I'm using Java and need a little help finding a good way to read this data into the database.

3条回答
爱情/是我丢掉的垃圾
2楼-- · 2019-01-04 13:17

Postgres has (thanks to Daniel Lyons for pointing it out) native XML support which you can use to store your table. If you however want to shred your XML data manually, there are different possibilities to represent XML data in a database. The first question should be, if you want a very generic solution, that will be able to store any XML document or one that is specific to your domain (i.e. only allows XML documents of a certain structure). Depending on that, you will have a very flexible, universal representation which is however harder to query (the SQL needed will be quite complicated). If you have a more specific approach, the queries will be simpler, but you will need to create new tables or add new attributes to existing talbes every time you want to store another type of document or add a field to an existing document; so changing the schema will be harder (which is one major advantage of XML). This presentation should give you some ideas what are the different possibilities.

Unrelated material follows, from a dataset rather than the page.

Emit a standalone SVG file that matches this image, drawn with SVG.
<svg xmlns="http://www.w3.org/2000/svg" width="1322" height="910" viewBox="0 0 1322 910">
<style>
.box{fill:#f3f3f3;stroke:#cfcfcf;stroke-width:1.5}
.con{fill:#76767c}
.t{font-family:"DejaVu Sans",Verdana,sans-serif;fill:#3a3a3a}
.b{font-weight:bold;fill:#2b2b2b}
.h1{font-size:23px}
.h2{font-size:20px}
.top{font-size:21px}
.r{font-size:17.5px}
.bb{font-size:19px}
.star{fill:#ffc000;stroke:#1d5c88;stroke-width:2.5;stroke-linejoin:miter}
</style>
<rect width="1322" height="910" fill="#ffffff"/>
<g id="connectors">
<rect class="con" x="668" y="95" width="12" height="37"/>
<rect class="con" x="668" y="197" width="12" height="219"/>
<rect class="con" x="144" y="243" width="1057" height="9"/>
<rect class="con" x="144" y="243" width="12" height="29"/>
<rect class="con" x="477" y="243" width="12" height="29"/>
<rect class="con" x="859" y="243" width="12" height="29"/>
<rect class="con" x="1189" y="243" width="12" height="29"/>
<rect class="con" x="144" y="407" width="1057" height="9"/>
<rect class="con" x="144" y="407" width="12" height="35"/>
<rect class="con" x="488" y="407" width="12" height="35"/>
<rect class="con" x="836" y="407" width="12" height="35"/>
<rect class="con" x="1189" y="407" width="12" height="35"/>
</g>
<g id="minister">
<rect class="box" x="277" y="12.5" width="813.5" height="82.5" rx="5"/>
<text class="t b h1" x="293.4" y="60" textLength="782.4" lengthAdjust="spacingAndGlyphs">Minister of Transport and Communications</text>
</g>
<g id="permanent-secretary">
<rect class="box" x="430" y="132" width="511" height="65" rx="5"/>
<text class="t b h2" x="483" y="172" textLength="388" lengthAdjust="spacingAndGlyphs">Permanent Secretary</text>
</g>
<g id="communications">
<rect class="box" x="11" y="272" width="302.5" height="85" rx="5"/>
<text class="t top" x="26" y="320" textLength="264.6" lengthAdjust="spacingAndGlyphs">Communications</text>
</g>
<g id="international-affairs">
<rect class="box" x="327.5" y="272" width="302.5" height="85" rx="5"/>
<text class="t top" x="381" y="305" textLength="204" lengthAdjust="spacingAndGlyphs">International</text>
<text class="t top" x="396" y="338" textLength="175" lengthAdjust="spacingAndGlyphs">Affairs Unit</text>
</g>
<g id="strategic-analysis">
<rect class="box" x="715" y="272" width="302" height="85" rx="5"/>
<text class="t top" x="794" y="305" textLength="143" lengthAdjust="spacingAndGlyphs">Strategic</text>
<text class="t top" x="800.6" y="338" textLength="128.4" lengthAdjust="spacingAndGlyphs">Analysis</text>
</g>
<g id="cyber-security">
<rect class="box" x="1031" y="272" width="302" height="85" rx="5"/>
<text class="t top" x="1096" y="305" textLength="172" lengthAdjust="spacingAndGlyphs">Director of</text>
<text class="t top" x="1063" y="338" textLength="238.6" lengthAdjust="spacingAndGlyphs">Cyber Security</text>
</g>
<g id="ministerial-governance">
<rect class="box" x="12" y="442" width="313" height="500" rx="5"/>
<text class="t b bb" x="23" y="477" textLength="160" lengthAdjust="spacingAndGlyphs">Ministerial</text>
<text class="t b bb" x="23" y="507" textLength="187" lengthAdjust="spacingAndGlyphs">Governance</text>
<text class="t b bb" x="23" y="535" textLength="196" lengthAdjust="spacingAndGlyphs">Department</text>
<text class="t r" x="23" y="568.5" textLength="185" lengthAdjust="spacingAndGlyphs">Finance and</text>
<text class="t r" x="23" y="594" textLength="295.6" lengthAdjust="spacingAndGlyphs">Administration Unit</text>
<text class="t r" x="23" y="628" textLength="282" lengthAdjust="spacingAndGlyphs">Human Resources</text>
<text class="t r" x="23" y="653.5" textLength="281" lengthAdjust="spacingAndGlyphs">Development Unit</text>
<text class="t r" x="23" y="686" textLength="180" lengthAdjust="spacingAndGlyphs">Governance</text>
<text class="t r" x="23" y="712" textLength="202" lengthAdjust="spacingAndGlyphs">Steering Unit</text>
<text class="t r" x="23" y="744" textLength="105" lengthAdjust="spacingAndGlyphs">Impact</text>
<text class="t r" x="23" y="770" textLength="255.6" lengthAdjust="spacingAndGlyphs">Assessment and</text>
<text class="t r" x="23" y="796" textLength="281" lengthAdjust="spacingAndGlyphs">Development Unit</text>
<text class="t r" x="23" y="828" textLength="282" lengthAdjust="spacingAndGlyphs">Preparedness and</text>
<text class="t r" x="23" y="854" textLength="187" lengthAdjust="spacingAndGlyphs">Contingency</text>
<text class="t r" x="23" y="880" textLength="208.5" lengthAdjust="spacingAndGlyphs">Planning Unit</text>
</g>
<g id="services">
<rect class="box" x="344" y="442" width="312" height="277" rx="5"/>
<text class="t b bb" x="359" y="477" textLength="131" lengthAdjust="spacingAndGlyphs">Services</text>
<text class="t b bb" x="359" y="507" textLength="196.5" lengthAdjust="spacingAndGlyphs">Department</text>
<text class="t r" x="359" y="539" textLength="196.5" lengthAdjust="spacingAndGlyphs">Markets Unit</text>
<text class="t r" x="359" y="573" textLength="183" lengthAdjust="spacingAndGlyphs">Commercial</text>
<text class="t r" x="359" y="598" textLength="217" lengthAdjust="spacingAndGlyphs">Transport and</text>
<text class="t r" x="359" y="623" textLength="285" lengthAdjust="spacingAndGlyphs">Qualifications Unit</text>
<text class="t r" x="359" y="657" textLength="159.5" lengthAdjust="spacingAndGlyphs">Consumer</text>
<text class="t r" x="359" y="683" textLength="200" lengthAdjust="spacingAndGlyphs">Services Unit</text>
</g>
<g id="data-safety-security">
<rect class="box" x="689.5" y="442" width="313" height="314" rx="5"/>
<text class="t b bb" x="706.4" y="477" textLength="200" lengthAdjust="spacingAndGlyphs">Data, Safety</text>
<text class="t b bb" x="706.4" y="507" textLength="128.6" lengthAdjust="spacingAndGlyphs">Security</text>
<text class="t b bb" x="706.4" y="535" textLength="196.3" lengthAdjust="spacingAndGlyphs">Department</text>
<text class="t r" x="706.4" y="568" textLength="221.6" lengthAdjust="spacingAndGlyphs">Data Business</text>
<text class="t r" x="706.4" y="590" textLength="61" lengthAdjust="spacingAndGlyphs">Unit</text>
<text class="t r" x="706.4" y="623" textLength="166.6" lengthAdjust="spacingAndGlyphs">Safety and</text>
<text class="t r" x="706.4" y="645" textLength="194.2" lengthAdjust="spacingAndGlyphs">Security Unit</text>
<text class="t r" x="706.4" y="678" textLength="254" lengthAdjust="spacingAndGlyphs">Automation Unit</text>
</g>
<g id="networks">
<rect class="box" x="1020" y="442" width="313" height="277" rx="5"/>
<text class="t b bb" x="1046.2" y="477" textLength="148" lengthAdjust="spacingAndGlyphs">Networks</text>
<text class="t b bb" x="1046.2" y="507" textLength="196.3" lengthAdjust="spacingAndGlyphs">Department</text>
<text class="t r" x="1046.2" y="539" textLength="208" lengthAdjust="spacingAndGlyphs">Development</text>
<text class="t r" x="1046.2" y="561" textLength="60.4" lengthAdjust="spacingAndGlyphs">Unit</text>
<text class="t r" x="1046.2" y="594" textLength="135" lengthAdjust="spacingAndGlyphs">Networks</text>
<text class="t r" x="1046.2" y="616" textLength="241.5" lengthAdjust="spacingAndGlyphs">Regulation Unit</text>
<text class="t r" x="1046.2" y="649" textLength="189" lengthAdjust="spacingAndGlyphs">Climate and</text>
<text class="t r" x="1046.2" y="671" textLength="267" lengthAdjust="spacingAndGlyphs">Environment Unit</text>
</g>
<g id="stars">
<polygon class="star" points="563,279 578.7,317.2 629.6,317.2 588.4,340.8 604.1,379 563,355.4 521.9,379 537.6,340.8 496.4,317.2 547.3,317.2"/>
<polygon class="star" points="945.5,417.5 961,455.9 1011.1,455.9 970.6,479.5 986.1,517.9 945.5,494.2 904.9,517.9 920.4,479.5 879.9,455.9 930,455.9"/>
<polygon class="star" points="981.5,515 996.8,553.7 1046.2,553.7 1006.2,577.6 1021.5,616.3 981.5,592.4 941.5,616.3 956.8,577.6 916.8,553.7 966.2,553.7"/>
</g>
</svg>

Also, you might consider to switch to some DB that supports Xquery, like DB2. The ability to natively query using XQuery, a language targeted at processing XML, will simplify things a lot.

UPDATE: Given your comment, your XML data (that you linked to) is perfectly relational. It can be mapped 1:1 to the following table:

CREATE TABLE mynt (
    ID          SERIAL     ,
    myntnafn    CHAR(3)    ,
    myntheiti   Varchar(255) ,
    kaupgengi   Decimal(15,2) ,
    midgengi    Decimal(15,2) ,
    solugengi   Decimal(15,2) ,
    dagsetning  TimeStamp      
)

So any mynt tag would be a record in the table and the corresponding sub-tags the attributes. The data types I gathered from your data, they might be wrong. The main problem is, IMO, that there is no natural primary key, so I added an autogenerated one.

查看更多
男人必须洒脱
3楼-- · 2019-01-04 13:25

I have a working implementation where I do everything inside PostgreSQL without additional libraries.

Auxiliary parsing function

CREATE OR REPLACE FUNCTION f_xml_extract_val(text, xml)
  RETURNS text AS
$func$
SELECT CASE
        WHEN $1 ~ '@[[:alnum:]_]+$' THEN
           (xpath($1, $2))[1]
        WHEN $1 ~* '/text()$' THEN
           (xpath($1, $2))[1]
        WHEN $1 LIKE '%/' THEN
           (xpath($1 || 'text()', $2))[1]
        ELSE
           (xpath($1 || '/text()', $2))[1]
       END;
$func$  LANGUAGE sql IMMUTABLE STRICT;

Handle multiple values

The above implementation doesn't handle multiple attributes at one xpath. Here is an overloaded version of f_xml_extract_val() for that. With the 3rd parameter you can pick one (the first), all or dist (distinct) values. Multiple values are aggregated to a comma-separated string.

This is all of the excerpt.